Take the lines from the top down to and including the one with "height = 123]" and repeat them exactly. Omit images.

→ **Source material**:
-- Begin --

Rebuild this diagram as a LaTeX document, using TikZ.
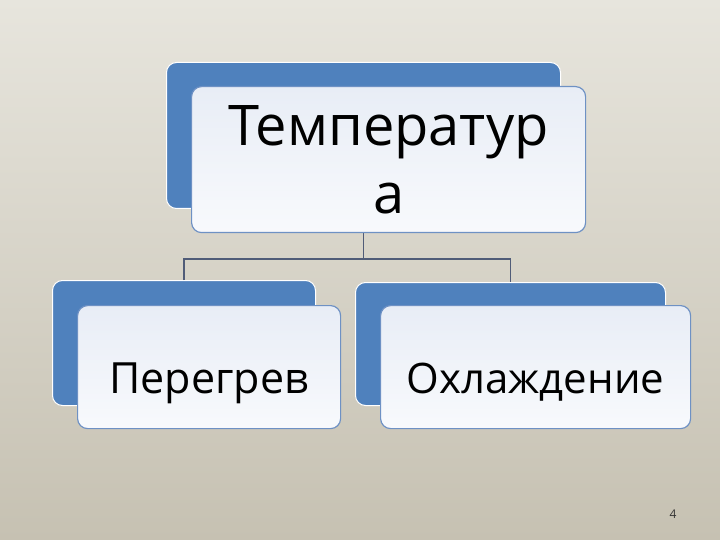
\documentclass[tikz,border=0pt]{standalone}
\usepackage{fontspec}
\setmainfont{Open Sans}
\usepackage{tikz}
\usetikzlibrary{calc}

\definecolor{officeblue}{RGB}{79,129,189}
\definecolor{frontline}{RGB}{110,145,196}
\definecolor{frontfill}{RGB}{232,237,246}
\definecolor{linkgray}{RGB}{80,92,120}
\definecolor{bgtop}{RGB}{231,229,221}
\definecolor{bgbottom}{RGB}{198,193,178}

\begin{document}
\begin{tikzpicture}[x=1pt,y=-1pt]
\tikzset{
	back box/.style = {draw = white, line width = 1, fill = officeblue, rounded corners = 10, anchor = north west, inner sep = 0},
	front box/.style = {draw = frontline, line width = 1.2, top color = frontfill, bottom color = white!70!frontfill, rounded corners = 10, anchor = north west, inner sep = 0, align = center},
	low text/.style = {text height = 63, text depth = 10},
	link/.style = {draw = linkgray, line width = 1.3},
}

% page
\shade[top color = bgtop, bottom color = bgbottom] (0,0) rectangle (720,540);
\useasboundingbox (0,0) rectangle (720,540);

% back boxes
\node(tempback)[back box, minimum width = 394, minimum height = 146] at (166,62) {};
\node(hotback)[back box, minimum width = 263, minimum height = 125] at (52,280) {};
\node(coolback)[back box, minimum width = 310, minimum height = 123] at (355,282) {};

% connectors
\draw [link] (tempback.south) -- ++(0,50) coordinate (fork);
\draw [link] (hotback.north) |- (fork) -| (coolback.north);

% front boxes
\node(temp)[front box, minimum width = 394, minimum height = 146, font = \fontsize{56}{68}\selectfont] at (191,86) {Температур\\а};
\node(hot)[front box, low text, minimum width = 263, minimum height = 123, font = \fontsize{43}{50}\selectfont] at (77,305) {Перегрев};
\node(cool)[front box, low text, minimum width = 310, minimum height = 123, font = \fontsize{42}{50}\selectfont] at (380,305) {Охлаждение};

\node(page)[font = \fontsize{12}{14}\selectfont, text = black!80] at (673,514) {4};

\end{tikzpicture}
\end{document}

-- End --

→ **Task answer**:
Rebuild this diagram as a LaTeX document, using TikZ.
\documentclass[tikz,border=0pt]{standalone}
\usepackage{fontspec}
\setmainfont{Open Sans}
\usepackage{tikz}
\usetikzlibrary{calc}

\definecolor{officeblue}{RGB}{79,129,189}
\definecolor{frontline}{RGB}{110,145,196}
\definecolor{frontfill}{RGB}{232,237,246}
\definecolor{linkgray}{RGB}{80,92,120}
\definecolor{bgtop}{RGB}{231,229,221}
\definecolor{bgbottom}{RGB}{198,193,178}

\begin{document}
\begin{tikzpicture}[x=1pt,y=-1pt]
\tikzset{
	back box/.style = {draw = white, line width = 1, fill = officeblue, rounded corners = 10, anchor = north west, inner sep = 0},
	front box/.style = {draw = frontline, line width = 1.2, top color = frontfill, bottom color = white!70!frontfill, rounded corners = 10, anchor = north west, inner sep = 0, align = center},
	low text/.style = {text height = 63, text depth = 10},
	link/.style = {draw = linkgray, line width = 1.3},
}

% page
\shade[top color = bgtop, bottom color = bgbottom] (0,0) rectangle (720,540);
\useasboundingbox (0,0) rectangle (720,540);

% back boxes
\node(tempback)[back box, minimum width = 394, minimum height = 146] at (166,62) {};
\node(hotback)[back box, minimum width = 263, minimum height = 125] at (52,280) {};
\node(coolback)[back box, minimum width = 310, minimum height = 123] at (355,282) {};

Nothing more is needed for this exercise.